The draft in blue mainly refers back to the provisions of resolution 2399 of 30 January 2018 (the last renewal of the CAR sanctions regime) without enumerating them. Rather than describing benchmarks, the draft in blue expresses the Council’s intention to establish, no later than 30 April, clear and well-identified key benchmarks that could serve as a basis for the Council to review the arms embargo measures on the Government of the CAR. It further requests the Secretary-General, in close consultation with the UN Multidimensional Integrated Stabilization Mission in the Central African Republic (MINUSCA), the UN Mine Action Service and the Panel of Experts, to conduct, no later than 31 July, an assessment of progress. The Council will then review the arms embargo measures on the CAR security forces by 30 September. Furthermore, the CAR is no longer requested to report on the full implementation of the resolution but on “progress achieved” by 30 June, as was the case in the initial draft.

In addition to maintaining the arms embargo, the draft in blue maintains the imposition of an assets freeze and travel ban on individuals and entities as designated by the committee. The criteria for listing include, among others, providing support for armed groups or criminal networks through the illicit exploitation or trade of natural resources; violations of international human rights law or international humanitarian law, including separate criteria for gender-based violence and for recruiting or using children in armed conflict; and attacks against MINUSCA and other international forces as well humanitarian workers.

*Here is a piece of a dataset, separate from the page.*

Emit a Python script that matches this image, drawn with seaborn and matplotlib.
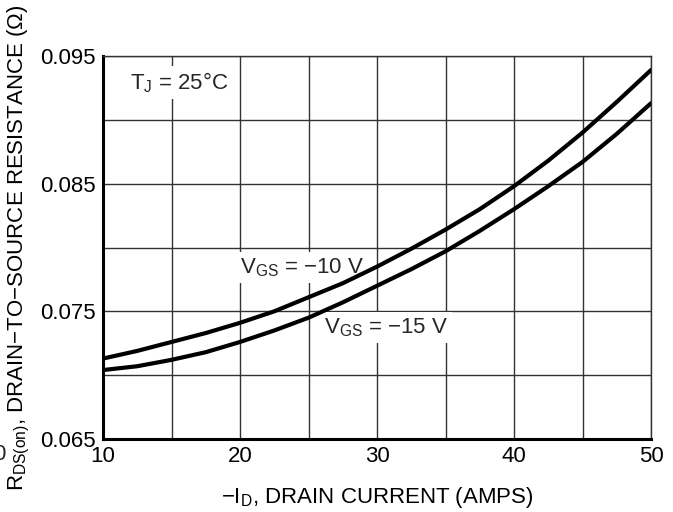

The first draft resolution circulated by France on 24 January proposed listing attacks against humanitarian workers as a separate criterion, in light of the increase in such attacks in 2018, which saw 396 incidents against humanitarian personnel and assets, compared to 337 incidents in 2017. However, Council members have opted to maintain the current regime, and the listing criteria will remain unchanged in the resolution to be adopted.